John: Part Two Episode One

At the beginning of 2020, we walked through the first 11 chapters of John. Those entries can be reread (here). The intent when we paused the series was to pick it up again in January of 2021. So, now, a year later than planned, we again pick up the study of John.

The book of John feels like two books. Chapters 1 – 11 cover Jesus’ ministry years. They provide us with many memorable scenes and valuable insights. That section concludes with the raising of Lazarus. The rest of John, chapters 12 – 21, all happen in the span of one week.

It may not be obvious, but there is a gap of time between the end of chapter 11 and the beginning of 12. When we last visited John, Jesus had just raised Lazarus and the Jewish leaders were determined to arrest Jesus. How much time elapsed between 11:57 and 12:1 is not clear.

John records, “Six days before the Passover celebration began, Jesus arrived in Bethany, the home of Lazarus—the man he had raised from the dead. A dinner was prepared in Jesus’ honor. Martha served, and Lazarus was among those who ate with him. Then Mary took a twelve-ounce jar of expensive perfume made from essence of nard, and she anointed Jesus’ feet with it, wiping his feet with her hair. The house was filled with the fragrance.” (John 12:1–3, NLT)  At this point, Judas Iscariot raises a fuss about the cost of such a display.
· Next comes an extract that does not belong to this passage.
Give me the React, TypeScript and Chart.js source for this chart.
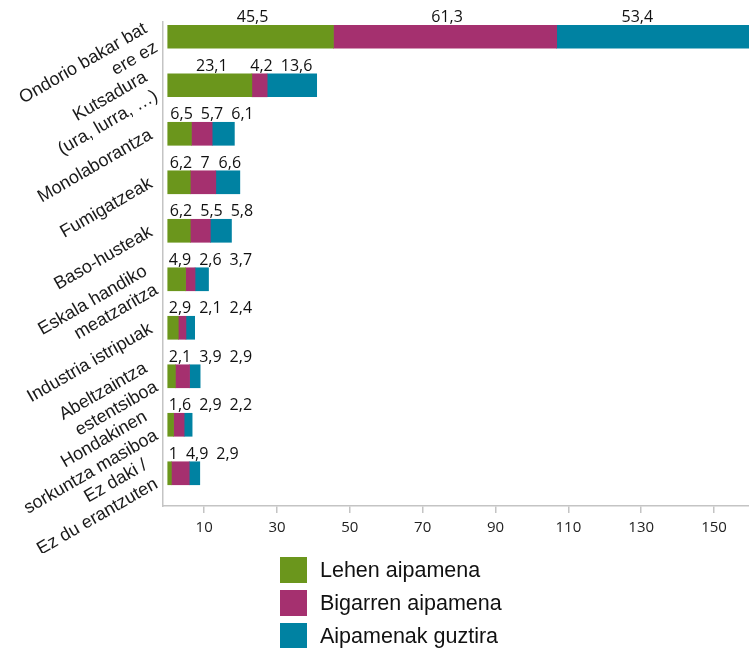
import React, { useEffect, useRef } from "react";
import { Chart, registerables } from "chart.js";

Chart.register(...registerables);

const categories: (string | string[])[] = [
  ["Ondorio bakar bat", "ere ez"],
  ["Kutsadura", "(ura, lurra, …)"],
  "Monolaborantza",
  "Fumigatzeak",
  "Baso-husteak",
  ["Eskala handiko", "meatzaritza"],
  "Industria istripuak",
  ["Abeltzaintza", "estentsiboa"],
  ["Hondakinen", "sorkuntza masiboa"],
  ["Ez daki /", "Ez du erantzuten"],
];

const lehenAipamena = [45.5, 23.1, 6.5, 6.2, 6.2, 4.9, 2.9, 2.1, 1.6, 1];
const bigarrenAipamena = [61.3, 4.2, 5.7, 7, 5.5, 2.6, 2.1, 3.9, 2.9, 4.9];
const aipamenakGuztira = [53.4, 13.6, 6.1, 6.6, 5.8, 3.7, 2.4, 2.9, 2.2, 2.9];

const seriesLabels = ["Lehen aipamena", "Bigarren aipamena", "Aipamenak guztira"];
const seriesColors = ["#6b961c", "#a5306f", "#0082a2"];
const xTickValues = [10, 30, 50, 70, 90, 110, 130, 150];

const fmt = (v: number) => String(v).replace(".", ",");

const valueLabelPlugin = {
  id: "valueLabels",
  afterDatasetsDraw(chart: any) {
    const ctx = chart.ctx;
    const xScale = chart.scales.x;
    const lastTick = xScale.getPixelForValue(xTickValues[xTickValues.length - 1]);
    ctx.save();
    ctx.font = "16px 'Open Sans'";
    ctx.fillStyle = "#111111";
    ctx.textAlign = "center";
    ctx.textBaseline = "alphabetic";
    const n = chart.data.labels.length;
    for (let i = 0; i < n; i++) {
      let prevRight = -Infinity;
      chart.data.datasets.forEach((ds: any, d: number) => {
        const meta = chart.getDatasetMeta(d);
        const el = meta.data[i];
        if (!el) return;
        const p = el.getProps(["x", "base", "y", "height"], true);
        const start = Math.min(p.x, p.base);
        const end = Math.min(Math.max(p.x, p.base), lastTick);
        if (d === 0) prevRight = start - 7;
        const txt = fmt(ds.data[i]);
        const w = ctx.measureText(txt).width;
        let cx = (start + end) / 2 + 2;
        if (cx - w / 2 < prevRight + 8) cx = prevRight + 8 + w / 2;
        prevRight = cx + w / 2;
        ctx.fillText(txt, cx, p.y - p.height / 2 - 3);
      });
    }
    ctx.restore();
  },
};

export default function App() {
  const ref = useRef<HTMLCanvasElement | null>(null);

  useEffect(() => {
    if (!ref.current) return;
    const datasets = [lehenAipamena, bigarrenAipamena, aipamenakGuztira].map((data, k) => ({
      label: seriesLabels[k],
      data,
      backgroundColor: seriesColors[k],
      borderWidth: 0,
      barThickness: 23,
    }));
    const chart = new Chart(ref.current, {
      type: "bar",
      data: { labels: categories as any, datasets },
      plugins: [valueLabelPlugin],
      options: {
        indexAxis: "y",
        responsive: false,
        animation: false,
        layout: { padding: { top: 14, right: 0, bottom: 0, left: 0 } },
        plugins: {
          legend: { display: false },
          tooltip: { enabled: false },
        },
        scales: {
          x: {
            type: "linear",
            stacked: true,
            min: -1.3,
            max: 159.6,
            afterBuildTicks: (scale: any) => {
              scale.ticks = xTickValues.map((v) => ({ value: v }));
            },
            afterFit: (scale: any) => {
              scale.height = 47;
              scale.paddingLeft = 0;
              scale.paddingRight = 0;
            },
            grid: {
              display: true,
              drawOnChartArea: false,
              drawTicks: true,
              tickLength: 7,
              color: "#c4c4c4",
              lineWidth: 1.5,
            },
            border: { display: true, color: "#c4c4c4", width: 1.5 },
            ticks: {
              font: { family: "'Open Sans'", size: 15 },
              color: "#222222",
              padding: 6,
              maxRotation: 0,
            },
          },
          y: {
            type: "category",
            stacked: true,
            afterBuildTicks: (scale: any) => {
              scale._startValue = -0.305;
              scale._valueRange = 9.98;
            },
            afterFit: (scale: any) => {
              scale.width = 155;
              scale.paddingTop = 0;
              scale.paddingBottom = 0;
            },
            grid: { display: false, drawTicks: false },
            border: { display: true, color: "#c4c4c4", width: 1.5 },
            ticks: {
              font: { family: "'Liberation Sans', Arial, sans-serif", size: 18 },
              color: "#1a1a1a",
              padding: 12,
              minRotation: 30,
              maxRotation: 30,
              autoSkip: false,
            },
          },
        },
      } as any,
    });
    return () => chart.destroy();
  }, []);

  return (
    <div style={{ position: "fixed", left: 8, top: 8, width: 741, height: 640, overflow: "hidden" }}>
      <canvas ref={ref} width={741} height={545} style={{ display: "block", width: 741, height: 545 }} />
      <div style={{ position: "absolute", left: 272, top: 549.3 }}>
        {seriesLabels.map((lab, k) => (
          <div key={lab} style={{ display: "flex", alignItems: "center", height: 26, marginBottom: 7 }}>
            <div style={{ width: 27, height: 26, background: seriesColors[k], marginRight: 13, flex: "none" }} />
            <span style={{ fontFamily: "'Liberation Sans', Arial, sans-serif", fontSize: 21.5, lineHeight: "26px", color: "#111", whiteSpace: "nowrap" }}>
              {lab}
            </span>
          </div>
        ))}
      </div>
    </div>
  );
}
John also provides a bit of insight into the character of Judas and calls him a thief. “Jesus replied, “Leave her alone. She did this in preparation for my burial. You will always have the poor among you, but you will not always have me.” (John 12:7–8, NLT)
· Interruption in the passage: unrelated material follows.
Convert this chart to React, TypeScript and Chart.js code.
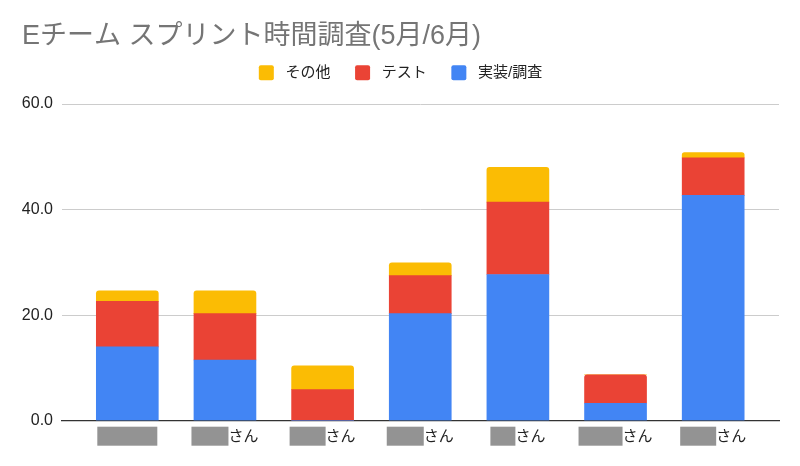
import React, { useEffect, useRef } from 'react';
import { Chart, registerables } from 'chart.js';
import type { ChartConfiguration, Plugin } from 'chart.js';

Chart.register(...registerables);

// names are masked in the source picture, only the honorific is visible
const nameSuffixes = ['', 'さん', 'さん', 'さん', 'さん', 'さん', 'さん'];
const maskWidths = [60, 37, 36, 37, 25, 44, 36];

const implValues = [14.0, 11.5, 0, 20.3, 27.7, 3.3, 42.7];
const testValues = [8.6, 8.8, 5.9, 7.2, 13.7, 5.4, 7.1];
const otherValues = [2.0, 4.3, 4.5, 2.4, 6.6, 0, 1.0];

const yTicks = [0, 20, 40, 60];

const FONT = "'Liberation Sans', 'Noto Sans CJK JP', sans-serif";

const series = [
  { label: '実装/調査', values: implValues, color: '#4285F4' },
  { label: 'テスト', values: testValues, color: '#EA4335' },
  { label: 'その他', values: otherValues, color: '#FBBC04' },
];

// top segment of each stack gets rounded corners
const isTopSegment = (dsIndex: number, i: number) =>
  series.slice(dsIndex + 1).every((s) => !s.values[i]);

const nameLabels: Plugin = {
  id: 'nameLabels',
  afterDraw(chart) {
    const { ctx } = chart;
    const xs = chart.scales.x;
    ctx.save();
    ctx.font = `15px ${FONT}`;
    ctx.textBaseline = 'middle';
    nameSuffixes.forEach((suffix, i) => {
      const cx = xs.getPixelForValue(i);
      const tw = ctx.measureText(suffix).width;
      const bw = maskWidths[i];
      const left = cx - (bw + tw) / 2;
      const top = xs.top + 6;
      ctx.fillStyle = '#939393';
      ctx.fillRect(left, top, bw, 19);
      ctx.fillStyle = '#222222';
      ctx.fillText(suffix, left + bw, top + 10);
    });
    ctx.restore();
  },
};

const App: React.FC = () => {
  const canvasRef = useRef<HTMLCanvasElement>(null);
  const chartRef = useRef<Chart | null>(null);

  useEffect(() => {
    if (!canvasRef.current) return;
    if (chartRef.current) chartRef.current.destroy();

    Chart.defaults.font.family = FONT;

    const config: ChartConfiguration = {
      type: 'bar',
      data: {
        datasets: series.map((s, d) => ({
          label: s.label,
          data: s.values.map((v, i) => ({ x: i, y: v })),
          backgroundColor: s.color,
          borderWidth: 0,
          barThickness: 62,
          xAxisID: 'x',
          borderRadius: (c: any) =>
            isTopSegment(d, c.dataIndex) ? { topLeft: 3, topRight: 3, bottomLeft: 0, bottomRight: 0 } : 0,
        })),
      } as any,
      options: {
        animation: false,
        responsive: true,
        maintainAspectRatio: false,
        layout: { padding: { left: 22, right: 21, top: 0, bottom: 0 } },
        plugins: {
          tooltip: { enabled: false },
          title: {
            display: true,
            text: 'Eチーム スプリント時間調査(5月/6月)',
            align: 'start',
            color: '#757575',
            font: { size: 27, weight: 'normal' },
            padding: { top: 20, bottom: -11.7 },
          },
          legend: {
            position: 'top',
            align: 'center',
            reverse: true,
            labels: {
              boxWidth: 15,
              boxHeight: 15,
              padding: 24.6,
              color: '#222222',
              font: { size: 15 },
              useBorderRadius: true,
              borderRadius: 2,
              generateLabels: (chart: Chart) =>
                Chart.defaults.plugins.legend.labels
                  .generateLabels(chart)
                  .map((l) => ({ ...l, text: ' ' + l.text })),
            },
          },
        },
        scales: {
          x: {
            type: 'linear',
            position: 'bottom',
            stacked: true,
            offset: false,
            min: -0.674,
            max: nameSuffixes.length - 1 + 0.674,
            grid: { display: false },
            border: { display: true, color: '#333333', width: 1.2 },
            ticks: { display: false, stepSize: 1, includeBounds: false },
            afterFit: (s: any) => {
              s.height = 45.3;
            },
          },
          xTop: {
            type: 'linear',
            position: 'top',
            offset: false,
            grid: { display: false },
            border: { display: false },
            ticks: { display: false },
            afterFit: (s: any) => {
              s.height = 13.7;
            },
          },
          y: {
            stacked: true,
            min: yTicks[0],
            max: yTicks[yTicks.length - 1],
            grid: { color: '#cccccc', drawTicks: false },
            border: { display: false },
            afterBuildTicks: (s: any) => {
              s.ticks = yTicks.map((v) => ({ value: v }));
            },
            ticks: {
              padding: 8.5,
              color: '#222222',
              font: { size: 16 },
              callback: (v: any) => Number(v).toFixed(1),
            },
            afterFit: (s: any) => {
              s.width = 39.5;
            },
          },
        },
      },
      plugins: [nameLabels],
    };

    chartRef.current = new Chart(canvasRef.current, config);

    return () => {
      if (chartRef.current) {
        chartRef.current.destroy();
        chartRef.current = null;
      }
    };
  }, []);

  return (
    <div style={{ position: 'fixed', left: 0, top: 0, width: 800, height: 466, background: '#ffffff' }}>
      <canvas ref={canvasRef}></canvas>
    </div>
  );
};

export default App;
In those first few verses, we again see the varying motivations of Martha, Mary, and Judas. Martha, ever the servant hostess, prepares and serves a meal. The planning and work necessary for the gathering was a pure act of worship. Mary also worshipped Jesus, but in a different way. Mary took an expensive jar of perfume and poured it on Jesus’ feet. This intimate act of worship filled the room. Both women worshipped Jesus, but in unique and different ways.

Judas’s response to all of this gives us an insight into his later actions. While he cloaked his complaint with care for the poor, his heart was somewhere else. If Judas had truly cared about helping the poor, we could also call that an act of worship. But he wasn’t. That desire for money was no doubt part of his later motivation to betray Jesus.
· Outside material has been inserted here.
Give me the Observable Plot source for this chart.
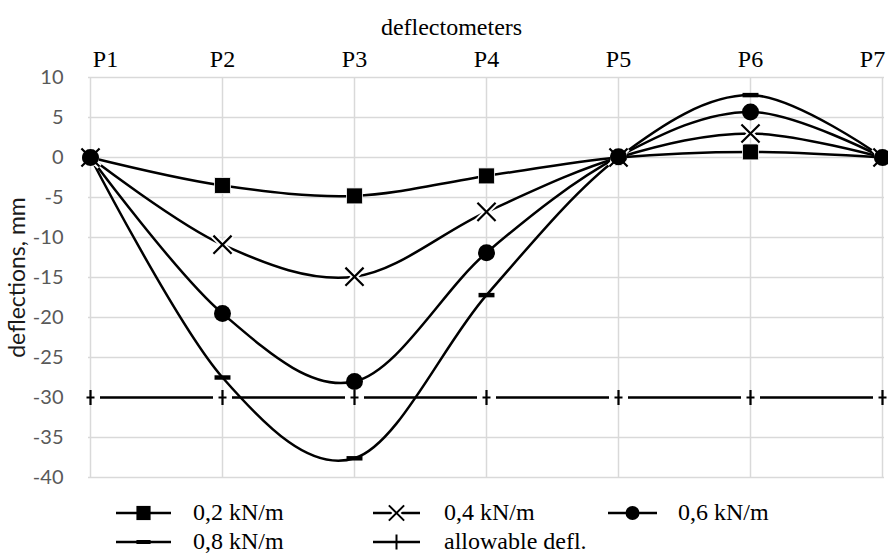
<!DOCTYPE html>
<html><head><meta charset="utf-8">
<script src="https://cdn.jsdelivr.net/npm/d3@7"></script>
<script src="https://cdn.jsdelivr.net/npm/@observablehq/plot@0.6"></script>
<style>
html,body{margin:0;padding:0;background:#fff;width:888px;height:553px;overflow:hidden}
svg{display:block}
</style></head><body>
<div id="chart"></div>
<script>
// ---------- data ----------
const points = ["P1", "P2", "P3", "P4", "P5", "P6", "P7"];
const seriesNames = ["0,2 kN/m", "0,4 kN/m", "0,6 kN/m", "0,8 kN/m", "allowable defl."];
const load02 = [0, -3.5, -4.8, -2.3, 0, 0.7, 0];
const load04 = [0, -10.9, -14.9, -6.8, 0, 3.0, 0];
const load06 = [0, -19.5, -28.0, -11.9, 0.1, 5.7, 0];
const load08 = [0, -27.5, -37.6, -17.2, 0, 7.8, 0];
const allowable = [-30, -30, -30, -30, -30, -30, -30];
const yTicks = [-40, -35, -30, -25, -20, -15, -10, -5, 0, 5, 10];
const xTitle = "deflectometers";
const yTitle = "deflections, mm";

// ---------- build rows ----------
const allSeries = [load02, load04, load06, load08, allowable];
const rows = allSeries.flatMap((vals, i) => vals.map((v, j) => ({series: seriesNames[i], point: points[j], value: v})));
const bySeries = name => rows.filter(r => r.series === name);

// ---------- custom marker symbols ----------
const dashSymbol = {draw(ctx, size) { const w = Math.sqrt(size); const h = w * 0.28; ctx.rect(-w / 2, -h / 2, w, h); }};
const tickSymbol = {draw(ctx) { ctx.moveTo(0, -7.5); ctx.lineTo(0, 7.5); ctx.moveTo(-4, 0); ctx.lineTo(4, 0); }};
const tickHalo = {draw(ctx) { ctx.moveTo(-9.5, 0); ctx.lineTo(9.5, 0); }};

const SERIF = "Liberation Serif";
const SANS = "Lato";

const plot = Plot.plot({
  width: 888,
  height: 490,
  marginTop: 77,
  marginBottom: 13,
  marginLeft: 88,
  marginRight: 4,
  style: {fontFamily: SANS, fontSize: "20px", background: "white", overflow: "visible"},
  x: {type: "point", domain: points, padding: 0, axis: null},
  y: {domain: [-40, 10], axis: null},
  marks: [
    Plot.gridY(yTicks, {stroke: "#d9d9d9", strokeOpacity: 1, strokeWidth: 1.5}),
    Plot.gridX(points, {stroke: "#d9d9d9", strokeOpacity: 1, strokeWidth: 1.5}),
    // load lines (smoothed)
    Plot.line(rows.filter(r => r.series !== seriesNames[4]), {x: "point", y: "value", z: "series", curve: "cardinal", stroke: "black", strokeWidth: 2.5}),
    // allowable line
    Plot.line(bySeries(seriesNames[4]), {x: "point", y: "value", stroke: "black", strokeWidth: 2.5}),
    // markers
    Plot.dot(bySeries(seriesNames[0]), {x: "point", y: "value", symbol: "square", r: 9, fill: "black", stroke: "white", strokeWidth: 0.8}),
    Plot.dot(bySeries(seriesNames[1]), {x: "point", y: "value", symbol: "times", r: 8.3, stroke: "white", strokeWidth: 6}),
    Plot.dot(bySeries(seriesNames[1]), {x: "point", y: "value", symbol: "times", r: 8.3, stroke: "black", strokeWidth: 2.2}),
    Plot.dot(bySeries(seriesNames[2]), {x: "point", y: "value", symbol: "circle", r: 8.5, fill: "black"}),
    Plot.dot(bySeries(seriesNames[3]), {x: "point", y: "value", symbol: dashSymbol, r: 9, fill: "black"}),
    Plot.dot(bySeries(seriesNames[4]), {x: "point", y: "value", symbol: tickHalo, r: 9, fill: "none", stroke: "white", strokeWidth: 4.5}),
    Plot.dot(bySeries(seriesNames[4]), {x: "point", y: "value", symbol: tickSymbol, r: 9, fill: "none", stroke: "black", strokeWidth: 2.2}),
    // y axis
    Plot.axisY(yTicks, {tickSize: 0, tickPadding: 25, tickFormat: d => String(d), color: "#595959", fontSize: 20, fontFamily: SANS, label: null}),
    Plot.text([yTitle], {frameAnchor: "left", textAnchor: "middle", rotate: -90, dx: -71, fontSize: 23, fontFamily: SANS, fill: "#1a1a1a"}),
    // top x labels (serif)
    Plot.text(points.filter((p, i) => i > 0 && i < points.length - 1), {x: d => d, frameAnchor: "top", dy: -27.5, fontSize: 24, fontFamily: SERIF, fill: "black"}),
    Plot.text(points.slice(0, 1), {x: d => d, frameAnchor: "top", dy: -27.5, dx: 15, fontSize: 24, fontFamily: SERIF, fill: "black"}),
    Plot.text(points.slice(-1), {x: d => d, frameAnchor: "top", dy: -27.5, dx: -10, fontSize: 24, fontFamily: SERIF, fill: "black"}),
    Plot.text([xTitle], {frameAnchor: "top", dx: -35, dy: -60, fontSize: 24, fontFamily: SERIF, fill: "black"})
  ]
});
document.getElementById("chart").appendChild(plot);

// ---------- legend ----------
const legendLayout = [
  {x0: 116, x1: 171, tx: 193, cy: 23},
  {x0: 373, x1: 420, tx: 444, cy: 23},
  {x0: 608, x1: 657, tx: 678, cy: 23},
  {x0: 116, x1: 171, tx: 193, cy: 52},
  {x0: 373, x1: 420, tx: 444, cy: 52}
];
const lg = d3.select("#chart").append("svg").attr("width", 888).attr("height", 63);
const sym = (type, r) => d3.symbol(type, Math.PI * r * r)();
legendLayout.forEach((L, i) => {
  const g = lg.append("g");
  const cx = (L.x0 + L.x1) / 2;
  g.append("line").attr("x1", L.x0).attr("x2", L.x1).attr("y1", L.cy).attr("y2", L.cy).attr("stroke", "black").attr("stroke-width", 2.5);
  const t = `translate(${cx},${L.cy})`;
  if (i === 0) g.append("path").attr("d", sym(d3.symbolSquare, 8)).attr("transform", t).attr("fill", "black");
  if (i === 1) {
    g.append("path").attr("d", sym(d3.symbolTimes, 7)).attr("transform", t).attr("stroke", "white").attr("stroke-width", 6).attr("fill", "none");
    g.append("path").attr("d", sym(d3.symbolTimes, 7)).attr("transform", t).attr("stroke", "black").attr("stroke-width", 2).attr("fill", "none");
  }
  if (i === 2) g.append("path").attr("d", sym(d3.symbolCircle, 7)).attr("transform", t).attr("fill", "black");
  if (i === 3) g.append("path").attr("d", sym(dashSymbol, 8)).attr("transform", t).attr("fill", "black");
  if (i === 4) g.append("path").attr("d", sym(tickSymbol, 8.5)).attr("transform", t).attr("stroke", "black").attr("stroke-width", 2).attr("fill", "none");
  g.append("text").attr("x", L.tx).attr("y", L.cy + 6.5).text(seriesNames[i])
    .attr("font-family", SERIF).attr("font-size", 24).attr("fill", "black");
});
</script>
</body></html>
While these few verses begin Jesus’ last week as recorded in John, they also invite us into worship as we are able. Worship of Jesus takes on many forms. It is hearts raised in song, dedicated acts of service, sacrificial giving, or seeing to the needs of the poor – and so much more. But it all comes down to the integrity of our hearts. Not all who sing are worshipping. Neither is all service, giving, or caregiving worship. Externally, two people may do exactly the same thing, but one is worshipping and the other is not. Worship is not defined by external actions, but it is and must be a matter of the heart.

Why do you worship Christ? What really motivates your singing, service, giving, and charity? How often do you judge the worship of others? Worship must flow from love, or it is not worship but obligation and appeasement. Worship is offering something of ourselves to God without the expectation of a return on our investment. It is simply a love song that comes in many different styles, melodies, harmonies, and actions.